Sunday night is homework night, right? Not for you.
You’ve used recording devices to answer a prompt. You’ve started using Extempore to gather students’ opinions on a video, or poem, or story. What you probably have not thought of is how you can get your students to practice an entire conversation from home while you sit back, relax, and watch Sunday night football.
What is a simulated conversation?
In a simulated conversation, students respond to various questions or comments on a single prompt. This combines the benefits of conversation (spontaneous speech and extended duration) and the benefits of recording (less anxiety about mispronouncing or not being understood). It essentially allows them to practice speaking in real-time – like training wheels for the real world.
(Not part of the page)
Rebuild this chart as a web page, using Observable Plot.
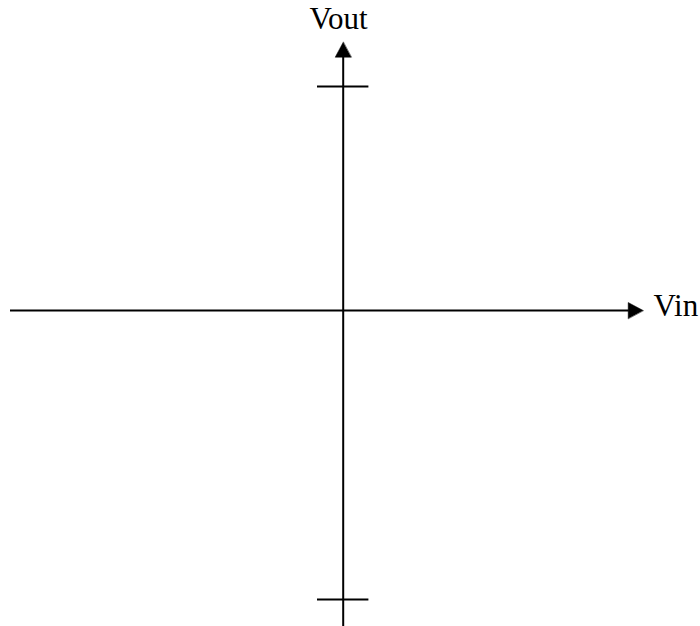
<!DOCTYPE html>
<html>
<head>
<meta charset="utf-8">
<script src="https://cdn.jsdelivr.net/npm/d3@7"></script>
<script src="https://cdn.jsdelivr.net/npm/@observablehq/plot@0.6"></script>
<style>
  html, body { margin: 0; padding: 0; background: #fff; }
  #chart svg { display: block; background: #fff; }
</style>
</head>
<body>
<div id="chart"></div>
<script>
// Axis names
const xLabel = "Vin";
const yLabel = "Vout";
// Axis extents in chart units (origin at the crossing point)
const vinExtent = [-332.7, 300];     // left end .. arrow tip
const voutExtent = [-316, 268.3];    // bottom end .. arrow tip
// Tick marks on the Vout axis
const voutTicks = [224, -289];
const tickHalfWidth = 25.7;
// Arrowhead size
const headLength = 15;
const headHalfWidth = 8;

// Arrowhead polygons built from the axis tips
const heads = [
  {id: "x", x: vinExtent[1], y: 0},
  {id: "x", x: vinExtent[1] - headLength, y: headHalfWidth},
  {id: "x", x: vinExtent[1] - headLength, y: -headHalfWidth},
  {id: "y", x: 0, y: voutExtent[1]},
  {id: "y", x: -headHalfWidth, y: voutExtent[1] - headLength},
  {id: "y", x: headHalfWidth, y: voutExtent[1] - headLength}
];

const xLabelPos = [{text: xLabel, x: vinExtent[1] + 10.3, y: -5.5}];
const yLabelPos = [{text: yLabel, x: -4.7, y: 282}];

const chart = Plot.plot({
  width: 700,
  height: 626,
  margin: 0,
  x: {domain: [-342.7, 357.3], axis: null},
  y: {domain: [-316, 310], axis: null},
  style: {background: "#fff"},
  marks: [
    Plot.ruleY([0], {x1: vinExtent[0], x2: vinExtent[1] - headLength + 1, stroke: "#000", strokeWidth: 2}),
    Plot.ruleX([0], {y1: voutExtent[0], y2: voutExtent[1] - headLength + 1, stroke: "#000", strokeWidth: 2}),
    Plot.ruleY(voutTicks, {x1: -tickHalfWidth, x2: tickHalfWidth, stroke: "#000", strokeWidth: 2}),
    Plot.line(heads, {x: "x", y: "y", z: "id", fill: "#000", stroke: "#000", strokeWidth: 0.5, curve: "linear-closed"}),
    Plot.text(xLabelPos, {
      x: "x", y: "y", text: "text", textAnchor: "start",
      lineAnchor: "bottom", fontSize: 31, fontFamily: "Liberation Serif", fill: "#000"
    }),
    Plot.text(yLabelPos, {
      x: "x", y: "y", text: "text", textAnchor: "middle",
      lineAnchor: "bottom", fontSize: 31, fontFamily: "Liberation Serif", fill: "#000"
    })
  ]
});
document.getElementById("chart").appendChild(chart);
</script>
</body>
</html>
How do my students benefit?
The simulated conversation is one of the quickest and most efficient ways for language students to build confidence and fluency. Foreign language students often complain that they struggle when visiting a country in which the target language is spoken. Students who have practiced simulated conversations perform better in an authentic setting because they have experience speaking a. for a longer duration and b. in a more realistic, back-and-forth environment.
Extempore Rooms for Scaffolding Activities
In addition to uploading a recording for your students to interact with and respond to, Extempore Rooms allows your students to simulate an organic spoken conversation with each other. This new feature permits you to group 2 to 7 students per “room” for an asynchronous conversation while retaining that element of spontaneity. Further, as the teacher, you can also participate in the room: either by moving the conversation forward as if you were a student, or by providing feedback for your students to implement as they continue to converse.
Using Extempore for Standardized Test Prep
For students taking standardized tests with a simulated conversation component, such as WIDA’s ACCESS exam for ELL (see our blog post on the Can Do Descriptors) students or the AP Foreign Language exams, practicing the simulated conversation on Extempore quickly gets them comfortable with the format for the speaking portion of the exam. It calms their nerves so they can be more focused on test day.
Practice for WIDA’s ACCESS Exam
ELL students benefit strongly from simulated conversation practice as they prepare to take the WIDA ACCESS exam. Since the test’s speaking portion has gone online, practicing on Extempore is especially useful at preparing students for the exam. Use Extempore’s rubric feature to get students acquainted with the exam’s criteria and scoring practices ahead of time.
Simulated Conversation for AP Foreign Language Exams
To practice the simulated conversation in preparation for the AP exam, go on the College Board webpage for the target language. Take a look at practice exam transcriptions, listen to the recording, and download content directly from their website. Make the simulated conversation practice realistic for your students by using Extempore’s timers to limit their number of attempts and time to record.
Tips for a Successful Simulated Conversation
- Use timers
Limit the “time to review” and “time to respond” on Extempore to match the actual exam’s parameters.
- One Shot
As students get comfortable with the simulated conversation format, choose the “no re-recording” feature on our platform to simulate a real-life test-taking experience.
- Slow down
Remind your students to slow down and focus on being deliberate, both in their pronunciation and in their thoughts. After all, there are many opportunities to practice with Extempore.
- Do more reps
Practice a simulated conversation at the start of the semester so students can get a baseline. Once a week for a month leading up to the exam, give your students a simulated conversation. This way, they can make adjustments based on your feedback (and look back at old feedback saved on our platform).
- Double the duration
To make the actual exam seem like a breeze, give your students a longer simulated conversation to build up their “conversation endurance” by increasing the “time to respond”.